The Court also observed that it could have exercised its powers under Article 142 of the Constitution to approve the settlement as an easy way out. But it chose to decide the substantive legal issues for future guidance. The message is that the legal framework under Section 12A and Regulation 30A is itself sufficient; no extraordinary constitutional power is needed for pre-CoC withdrawals.
What This Means for Practitioners
For advocates advising operational creditors or corporate debtors, this judgment is a game-changer. The key takeaway is procedural but critical: if you settle before the CoC is formed, move fast. File the withdrawal application under Regulation 30A immediately. Do not wait for the NCLT to constitute the CoC. Once the CoC is formed, the game changes completely—you then need 90% approval from the CoC, which is often impossible to obtain.
For CFOs and founders of companies facing insolvency, this judgment offers a clear path to settlement. If you can settle with the operational creditor before the CoC is formed, you can get the CIRP withdrawn without needing the approval of other creditors. The NCLT cannot reject your application merely because other creditors might have claims. Those creditors can file their own cases; they cannot hold your settlement hostage.

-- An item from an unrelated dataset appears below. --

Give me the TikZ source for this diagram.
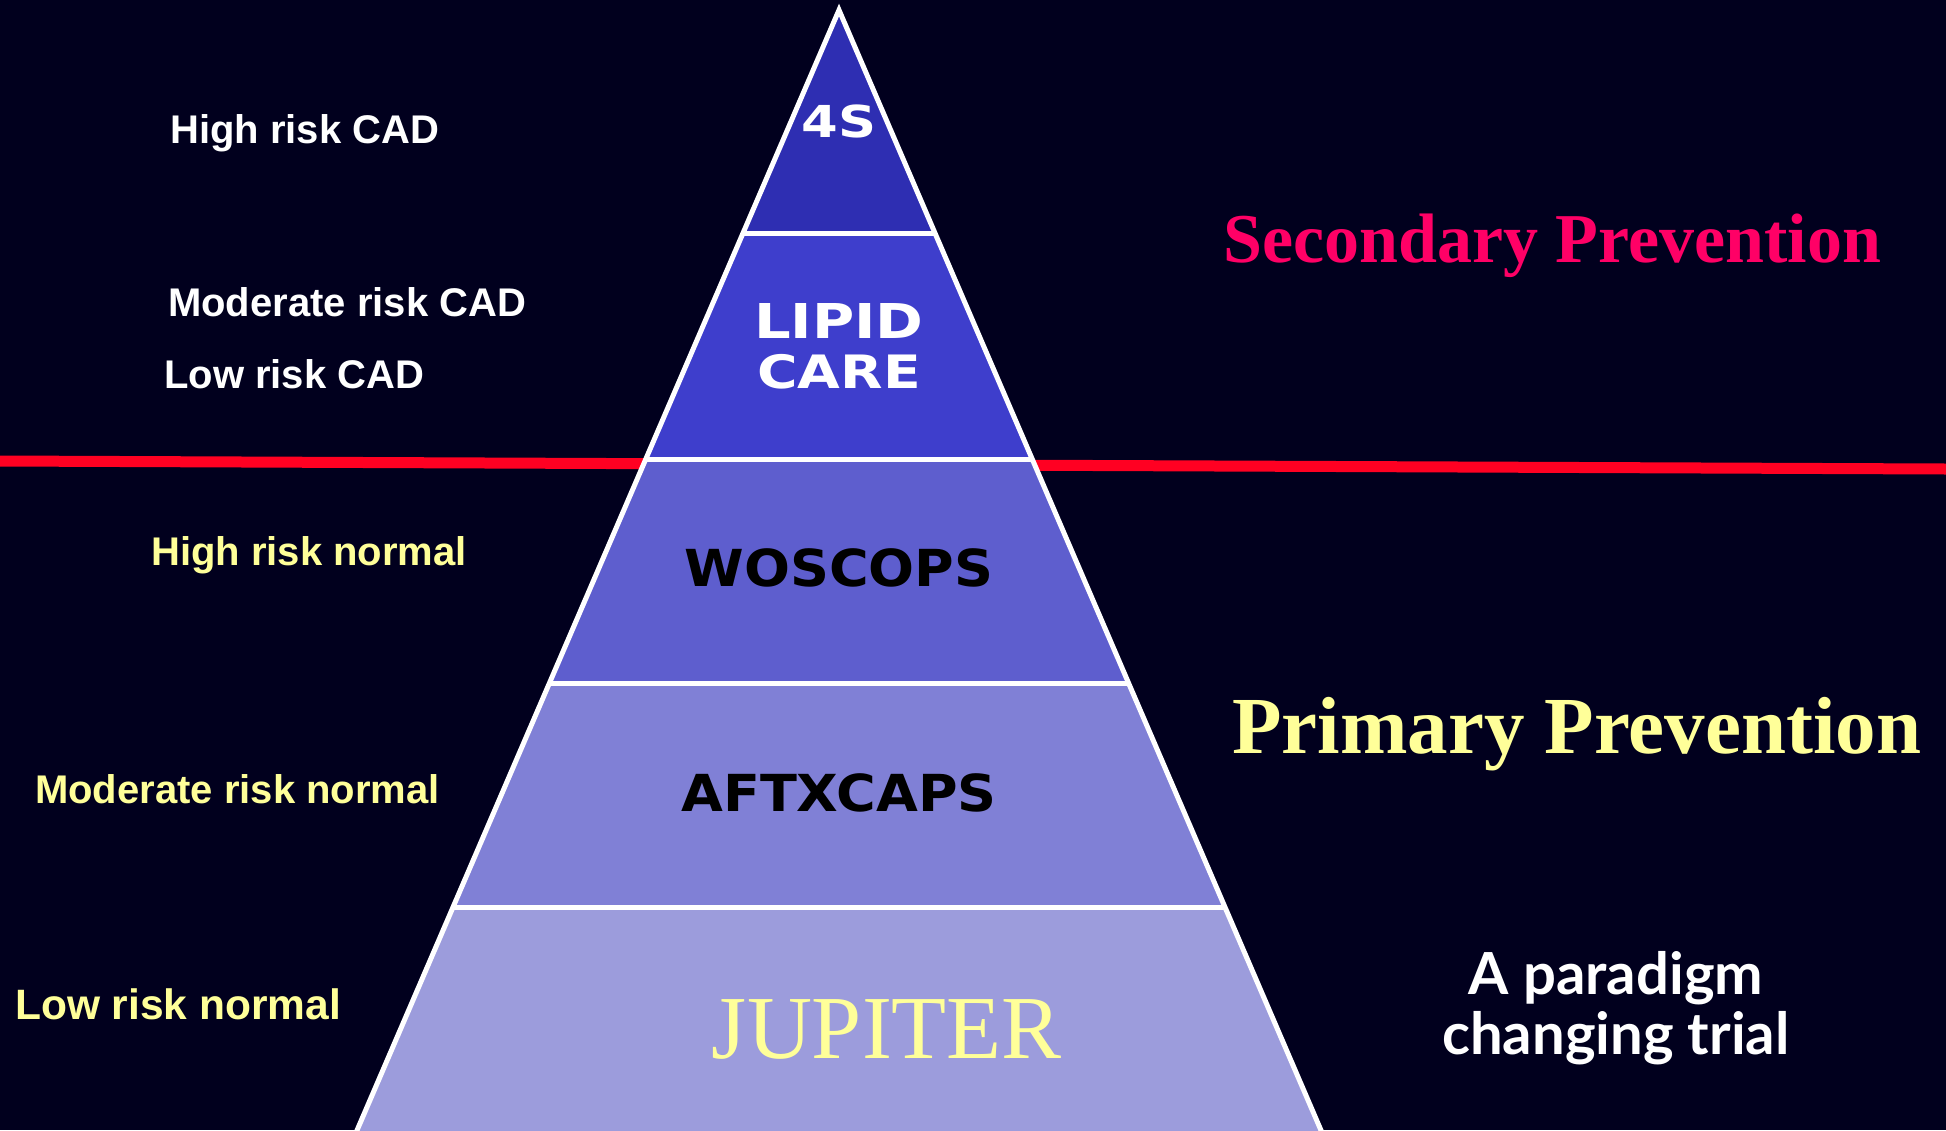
\documentclass[tikz,border=0pt]{standalone}
\usepackage{fontspec}
\setmainfont{Liberation Serif}
\newfontfamily\lblfont{Liberation Sans}
\newfontfamily\pyrfont[FakeStretch=1.06]{DejaVu Sans}
\newfontfamily\pyrwide[FakeStretch=1.2]{DejaVu Sans}
\newfontfamily\serifb{Liberation Serif}
\newfontfamily\notefont{Lato}
\definecolor{bgcol}{RGB}{1,0,30}
\definecolor{bandA}{RGB}{46,46,178}
\definecolor{bandB}{RGB}{62,62,204}
\definecolor{bandC}{RGB}{94,94,206}
\definecolor{bandD}{RGB}{128,128,214}
\definecolor{bandE}{RGB}{156,156,220}
\definecolor{redline}{RGB}{255,0,34}
\definecolor{pinktxt}{RGB}{255,0,102}
\definecolor{softyellow}{RGB}{255,255,153}
\tikzset{
  lbl/.style={anchor=base west, inner sep=0pt, font=\lblfont\bfseries\fontsize{40}{48}\selectfont},
  wlbl/.style={lbl, text=white},
  ylbl/.style={lbl, text=softyellow},
  pyr/.style={inner sep=0pt, font=\pyrfont\bfseries\fontsize{51}{60}\selectfont, text=black},
  pyrw/.style={inner sep=0pt, align=center, font=\pyrwide\bfseries\fontsize{46}{54}\selectfont, text=white},
  edgeline/.style={draw=white, line width=5pt},
  headline/.style={anchor=base west, inner sep=0pt, font=\serifb\bfseries},
}
\begin{document}
\begin{tikzpicture}[x=1pt,y=-1pt]
\useasboundingbox (0,0) rectangle (1946,1130);
\clip (0,0) rectangle (1946,1130);
\fill[bgcol] (0,0) rectangle (1946,1130);

% red divider
\coordinate (rl) at (0,461);
\coordinate (rr) at (1946,469);
\draw[redline, line width=11pt] (rl) -- (rr);

% pyramid corners
\coordinate (apex) at (839,10);
\coordinate (l1) at (743,233);  \coordinate (r1) at (935,233);
\coordinate (l2) at (646,459);  \coordinate (r2) at (1032,459);
\coordinate (l3) at (549,683);  \coordinate (r3) at (1129,683);
\coordinate (l4) at (453,907);  \coordinate (r4) at (1225,907);
\coordinate (l5) at (355,1135); \coordinate (r5) at (1323,1135);

\fill[bandA] (apex) -- (r1) -- (l1) -- cycle;
\fill[bandB] (l1) -- (r1) -- (r2) -- (l2) -- cycle;
\fill[bandC] (l2) -- (r2) -- (r3) -- (l3) -- cycle;
\fill[bandD] (l3) -- (r3) -- (r4) -- (l4) -- cycle;
\fill[bandE] (l4) -- (r4) -- (r5) -- (l5) -- cycle;

\draw[edgeline] (l5) -- (apex) -- (r5);
\draw[edgeline] (l1) -- (r1);
\draw[edgeline] (l2) -- (r2);
\draw[edgeline] (l3) -- (r3);
\draw[edgeline] (l4) -- (r4);

% pyramid labels
\node[pyrw, font=\pyrwide\bfseries\fontsize{44}{50}\selectfont] (fs) at (839,121) {4S};
\node[pyrw, font=\pyrwide\bfseries\fontsize{48}{54}\selectfont] (lipid) at (839,321) {LIPID};
\node[pyrw] (care) at (839,372) {CARE};
\node[pyr] (woscops) at (839,568) {WOSCOPS};
\node[pyr] (aftx) at (839,793) {AFTXCAPS};
\node[anchor=base, inner sep=0pt, text=softyellow, font=\serifb\fontsize{90}{100}\selectfont] (jup) at (887,1058) {JUPITER};

% left labels
\node[wlbl] (hcad) at (170,143) {High risk CAD};
\node[wlbl] (mcad) at (168,316) {Moderate risk CAD};
\node[wlbl] (lcad) at (164,388) {Low risk CAD};
\node[ylbl] (hnor) at (151,565) {High risk normal};
\node[ylbl] (mnor) at (35,803) {Moderate risk normal};
\node[ylbl, font=\lblfont\bfseries\fontsize{42.5}{50}\selectfont] (lnor) at (15,1019) {Low risk normal};

% right headings
\node[headline, text=pinktxt, font=\serifb\bfseries\fontsize{70}{80}\selectfont] (sec) at (1223,262) {Secondary Prevention};
\node[headline, text=softyellow, font=\serifb\bfseries\fontsize{81}{90}\selectfont] (prim) at (1232,753) {Primary Prevention};
\node[inner sep=0pt, align=center, text=white, font=\notefont\bfseries\fontsize{58}{60}\selectfont, anchor=base] (para) at (1616,1054) {A paradigm\\changing trial};
\end{tikzpicture}
\end{document}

For startup founders, the lesson is even simpler. The IBC is designed to be a rescue mechanism, not a punishment. If you can pay your operational creditor quickly—within days of admission—you can escape the CIRP process entirely. The key is speed. The moment the CIRP is admitted, the clock starts ticking. Settle fast, pay fast, and file the withdrawal application before anyone else can intervene.
The Bottom Line
If you settle with the operational creditor before the Committee of Creditors is formed, the NCLT must allow withdrawal—third-party claims, moratorium concerns, and procedural technicalities cannot stand in the way.